Allein die Definition von Netzneutralität teilt Aktivisten und Betreiber von Telekommunikationsnetzen in zwei Lager. Treguer forderte die EU auf, Netzneutralität als Gleichbehandlung aller Arten von Internetverkehr, unabhängig von dessen Inhalt, Herkunft und Adressat, zu definieren. Die derzeitige Definition sei viel zu schwammig, dort hieße es lediglich: "Gleichwertiger Verkehr soll gleich behandelt werden". Dies stelle das Konzept der Netzneutralität auf den Kopf, meinte Treguer im DW-Gespräch.
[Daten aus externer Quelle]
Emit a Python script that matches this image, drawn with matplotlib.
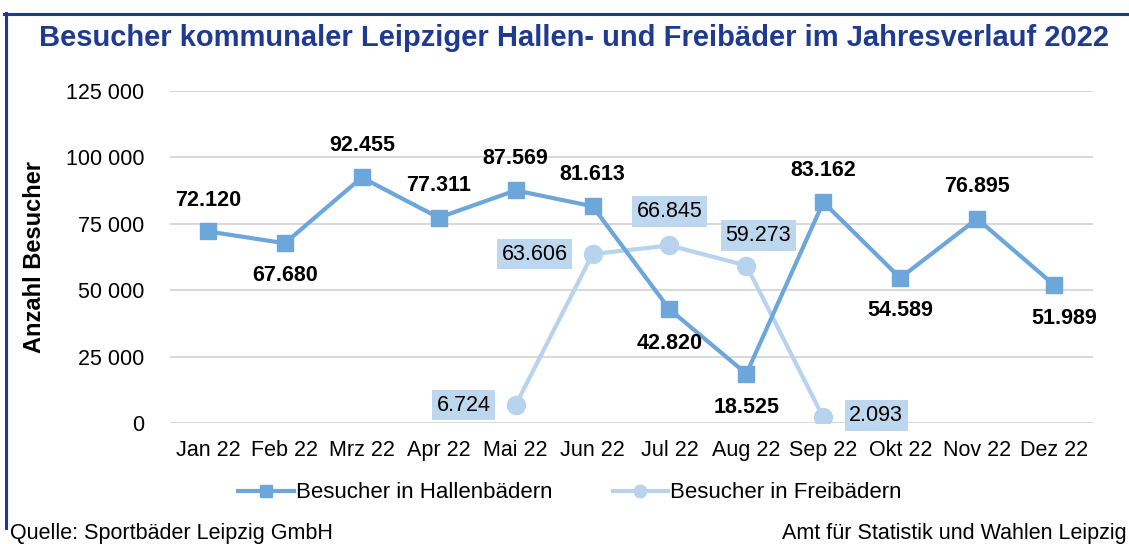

Es erlaube, den Internetverkehr abhängig von seinem Inhalt zu priorisieren oder hinten an zu stellen.
Nicht alle Onlinedienste sind gleich
Telekom-Sprecher Philipp Blank hält eine strikte Gleichbehandlung von Datenpaketen allerdings nicht für sinnvoll. "Sie entspricht nicht den Ansprüchen an viele neue Dienste, die entstehen. Selbst in den Niederlanden, wo Netzneutralität Gesetz ist, können Dienste unterschiedlich behandelt werden, weil sie ja auch unterschiedlich sind." Dies bedeute allerdings nicht, dass die Deutsche Telekom ermächtigt werden solle, bestimmte Internetdienste an- oder abzuschalten, betont Blank. Und fügt hinzu: "Ganz sicher ist, dass das Internet offen und sicher bleiben muss. Und dass die Menschen alle Dienste, die sie nutzen wollen, auch weiter nutzen können. So verstehen wir Netzneutralität und das muss auf jeden Fall gewährleistet bleiben."
Freies und offenes Internet – aber mit speziellen Diensten
Viele neue Dienste entwickeln sich gerade und deren erweiterte Struktur bereitet Online-Rechtsgruppen Bauchschmerzen. Denn solche Dienste könnten durchaus eine bevorzugte Behandlung voraussetzen, wie Philipp Blank deutlich macht: "Es gibt Dienste, die höhere Qualitätsanforderungen haben, zum Beispiel die Telemedizin oder auch eine Videokonferenz. Diese Dienste werden nur dann akzeptiert, wenn sie einwandfrei funktionieren. Das rechtfertigt es, dass sie in einer höheren, garantierten Qualität transportiert werden können."
Gerade das jedoch bemängeln Kritiker wie Felix Treguer von "Quadrature du Net". Große Anbieter wie Google, Facebook oder Amazon könnten ihre Inhalte einfacher platzieren und damit die gesamte Netzlandschaft verändern. Kleine Start-ups oder Blogger hätten kaum noch Chancen im Netz gesehen zu werden, wenn sie nicht mehr so gut erreichbar sind. "Wir müssen sicherstellen", so Treguer, "dass die offene Plattform für Innovation, Wettbewerb und Kommunikationsfreiheit erhalten bleibt."
Es wird sich zeigen, wie sich das Internet in Europa weiter entwickeln kann. Der Industrieausschuss des EU-Parlaments wird mit seiner Entscheidung die Richtung vorgeben, in die das Internet in Europa gehen wird. Das EU-Parlament wird dann im Mai an den ersten Gesetzentwürfen arbeiten – kurz vor den Europawahlen.